Posted by: Lawrence Auster on December 16, 2003 10:10 AM

Daniel Pipes and I agree on that — see my comment yesterday.

Moving around from place to place is a great way to avoid airstrikes, but a horrible way to stay hidden from an occupying power. I suspect that someone’s imagination got carried away with them on the hourly movement report. Steve Sailer has a post up on his web page right now quoting from where he said the same thing at the time of the orginal story.

Posted by: Thrasymachus on December 16, 2003 10:41 AM

Debka suggests that he might have been kidnapped and being held for ransom by his kidnappers—whether that ransom came from the US or from one of Saddam’s bank accounts.

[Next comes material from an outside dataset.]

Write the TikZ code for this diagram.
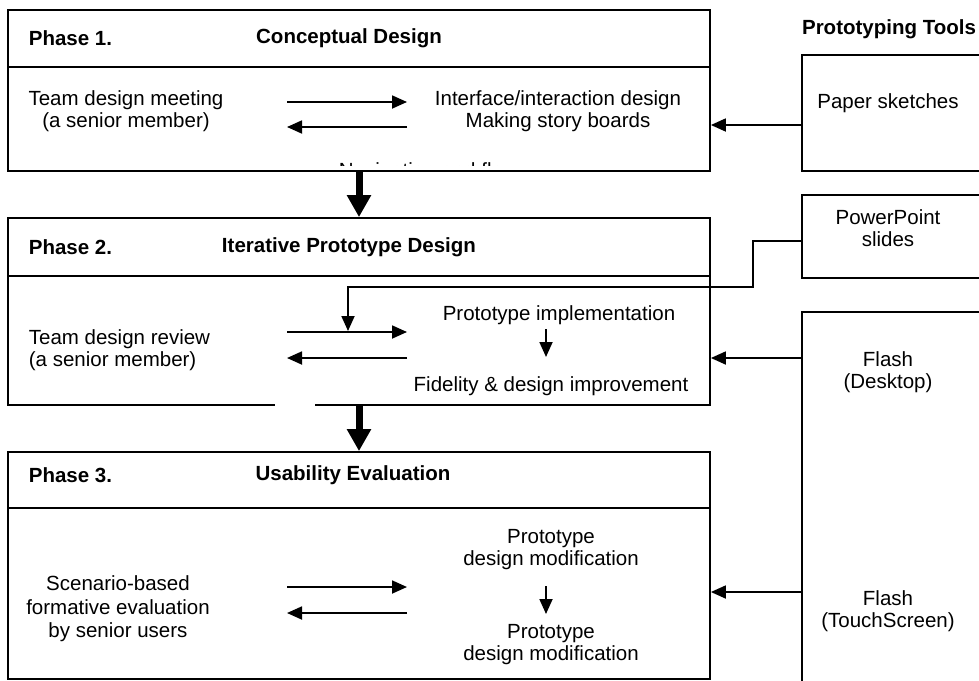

Posted by: roach on December 16, 2003 11:42 AM

Roach wrote,

” … he might have been kidnapped and held for ransom by his kidnappers, whether that ransom came from the US or from one of Saddam’s bank accounts.”

Your smarter kidnappers will get the money from both: from Saddam’s bank accounts first, in return for hiding him, then from the U.S. (the price on his head was something like $50 million, wasn’t it?) once they work out a deal to betray him for the U.S.’s hefty bounty. Whoever was hiding him might have made between fifty and a hundred million dollars on this deal, all told.

Posted by: Unadorned on December 16, 2003 12:21 PM

A link to the article at Debka would be helpful.

Posted by: Lawrence Auster on December 16, 2003 2:16 PM

The Debka theory explains Hussein’s hobo condition as the result of his being kept a prisoner of kidnappers, unfed, uncleaned, and so on. This seems most unlikely, since Hussein was apparently residing in the hut where there was food, running water etc. Unless we are to believe that it was his abductors who were living in the messy hut while he was forcibly kept in the hole for weeks at a time. Again, most unlikely.

http://mansizedtarget.blogspot.com/2003_12_01_mansizedtarget_archive.html#107153044886530848

Posted by: Lawrence Auster on December 16, 2003 4:24 PM

Yeah, he had a loaded pistol for gosh sakes.

Posted by: Shrewsbury on December 16, 2003 6:19 PM

He looked like the Unabomber because he was as out of the loop as the Unabomber. He wasn’t running the rebellion.

Perhaps the rebellion will collapse now, like the Kurdish and Shining Path uprisings after their leaders were captured. On the other hand, Saddam wasn’t the leader of this uprising. I don’t know who is, and the Army doesn’t seem to know either. Most likely, there isn’t one leader, just a bunch of gangs all trying to demonstrate they deserve to be the leaders of Iraq after the Americans go home.